DATA EXCERPT:
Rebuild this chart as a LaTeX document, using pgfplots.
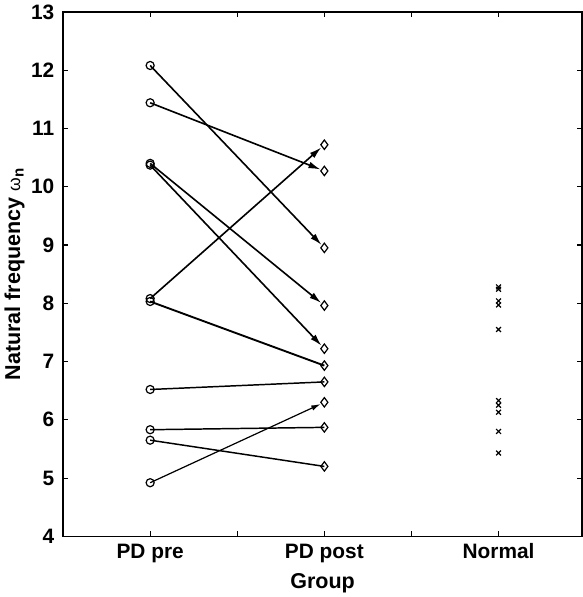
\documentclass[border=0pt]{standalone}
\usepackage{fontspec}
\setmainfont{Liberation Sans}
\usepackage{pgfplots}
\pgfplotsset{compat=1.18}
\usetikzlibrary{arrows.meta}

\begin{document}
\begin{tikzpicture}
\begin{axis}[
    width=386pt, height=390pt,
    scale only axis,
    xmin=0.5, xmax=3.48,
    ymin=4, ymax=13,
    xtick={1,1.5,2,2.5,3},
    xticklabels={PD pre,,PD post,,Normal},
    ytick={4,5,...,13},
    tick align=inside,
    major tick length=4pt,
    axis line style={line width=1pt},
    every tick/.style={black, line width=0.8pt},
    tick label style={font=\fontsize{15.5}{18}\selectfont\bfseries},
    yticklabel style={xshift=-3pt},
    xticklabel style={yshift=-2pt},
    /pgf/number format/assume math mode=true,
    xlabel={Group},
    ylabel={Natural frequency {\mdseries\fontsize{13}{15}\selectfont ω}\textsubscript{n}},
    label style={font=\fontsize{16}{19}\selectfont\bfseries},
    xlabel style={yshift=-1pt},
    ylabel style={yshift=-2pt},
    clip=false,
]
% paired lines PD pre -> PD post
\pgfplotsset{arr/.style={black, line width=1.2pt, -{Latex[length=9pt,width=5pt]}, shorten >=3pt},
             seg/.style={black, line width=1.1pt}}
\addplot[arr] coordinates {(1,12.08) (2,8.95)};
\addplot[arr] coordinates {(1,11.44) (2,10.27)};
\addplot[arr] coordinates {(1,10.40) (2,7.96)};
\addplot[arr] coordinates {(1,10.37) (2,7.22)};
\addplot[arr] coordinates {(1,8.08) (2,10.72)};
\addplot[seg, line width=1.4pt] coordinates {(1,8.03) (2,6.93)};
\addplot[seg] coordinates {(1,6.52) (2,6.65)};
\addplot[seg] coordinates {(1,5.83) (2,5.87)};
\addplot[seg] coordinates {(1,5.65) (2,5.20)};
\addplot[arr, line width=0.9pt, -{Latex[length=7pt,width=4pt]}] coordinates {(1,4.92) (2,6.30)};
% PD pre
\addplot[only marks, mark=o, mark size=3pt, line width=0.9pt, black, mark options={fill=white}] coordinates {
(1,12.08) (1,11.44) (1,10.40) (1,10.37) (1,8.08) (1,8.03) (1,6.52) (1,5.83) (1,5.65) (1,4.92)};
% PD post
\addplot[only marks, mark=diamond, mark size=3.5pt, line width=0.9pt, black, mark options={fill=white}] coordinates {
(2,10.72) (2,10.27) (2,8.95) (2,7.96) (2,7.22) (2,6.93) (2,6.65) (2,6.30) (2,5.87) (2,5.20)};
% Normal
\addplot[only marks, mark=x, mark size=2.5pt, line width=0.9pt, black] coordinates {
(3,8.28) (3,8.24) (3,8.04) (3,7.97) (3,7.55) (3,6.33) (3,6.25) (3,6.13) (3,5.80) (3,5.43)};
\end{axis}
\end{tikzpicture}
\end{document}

REQUIREMENTS:
Take the data above and repeat it exactly, leaving each picture out.

WRITTEN SOLUTION:
Rebuild this chart as a LaTeX document, using pgfplots.
\documentclass[border=0pt]{standalone}
\usepackage{fontspec}
\setmainfont{Liberation Sans}
\usepackage{pgfplots}
\pgfplotsset{compat=1.18}
\usetikzlibrary{arrows.meta}

\begin{document}
\begin{tikzpicture}
\begin{axis}[
    width=386pt, height=390pt,
    scale only axis,
    xmin=0.5, xmax=3.48,
    ymin=4, ymax=13,
    xtick={1,1.5,2,2.5,3},
    xticklabels={PD pre,,PD post,,Normal},
    ytick={4,5,...,13},
    tick align=inside,
    major tick length=4pt,
    axis line style={line width=1pt},
    every tick/.style={black, line width=0.8pt},
    tick label style={font=\fontsize{15.5}{18}\selectfont\bfseries},
    yticklabel style={xshift=-3pt},
    xticklabel style={yshift=-2pt},
    /pgf/number format/assume math mode=true,
    xlabel={Group},
    ylabel={Natural frequency {\mdseries\fontsize{13}{15}\selectfont ω}\textsubscript{n}},
    label style={font=\fontsize{16}{19}\selectfont\bfseries},
    xlabel style={yshift=-1pt},
    ylabel style={yshift=-2pt},
    clip=false,
]
% paired lines PD pre -> PD post
\pgfplotsset{arr/.style={black, line width=1.2pt, -{Latex[length=9pt,width=5pt]}, shorten >=3pt},
             seg/.style={black, line width=1.1pt}}
\addplot[arr] coordinates {(1,12.08) (2,8.95)};
\addplot[arr] coordinates {(1,11.44) (2,10.27)};
\addplot[arr] coordinates {(1,10.40) (2,7.96)};
\addplot[arr] coordinates {(1,10.37) (2,7.22)};
\addplot[arr] coordinates {(1,8.08) (2,10.72)};
\addplot[seg, line width=1.4pt] coordinates {(1,8.03) (2,6.93)};
\addplot[seg] coordinates {(1,6.52) (2,6.65)};
\addplot[seg] coordinates {(1,5.83) (2,5.87)};
\addplot[seg] coordinates {(1,5.65) (2,5.20)};
\addplot[arr, line width=0.9pt, -{Latex[length=7pt,width=4pt]}] coordinates {(1,4.92) (2,6.30)};
% PD pre
\addplot[only marks, mark=o, mark size=3pt, line width=0.9pt, black, mark options={fill=white}] coordinates {
(1,12.08) (1,11.44) (1,10.40) (1,10.37) (1,8.08) (1,8.03) (1,6.52) (1,5.83) (1,5.65) (1,4.92)};
% PD post
\addplot[only marks, mark=diamond, mark size=3.5pt, line width=0.9pt, black, mark options={fill=white}] coordinates {
(2,10.72) (2,10.27) (2,8.95) (2,7.96) (2,7.22) (2,6.93) (2,6.65) (2,6.30) (2,5.87) (2,5.20)};
% Normal
\addplot[only marks, mark=x, mark size=2.5pt, line width=0.9pt, black] coordinates {
(3,8.28) (3,8.24) (3,8.04) (3,7.97) (3,7.55) (3,6.33) (3,6.25) (3,6.13) (3,5.80) (3,5.43)};
\end{axis}
\end{tikzpicture}
\end{document}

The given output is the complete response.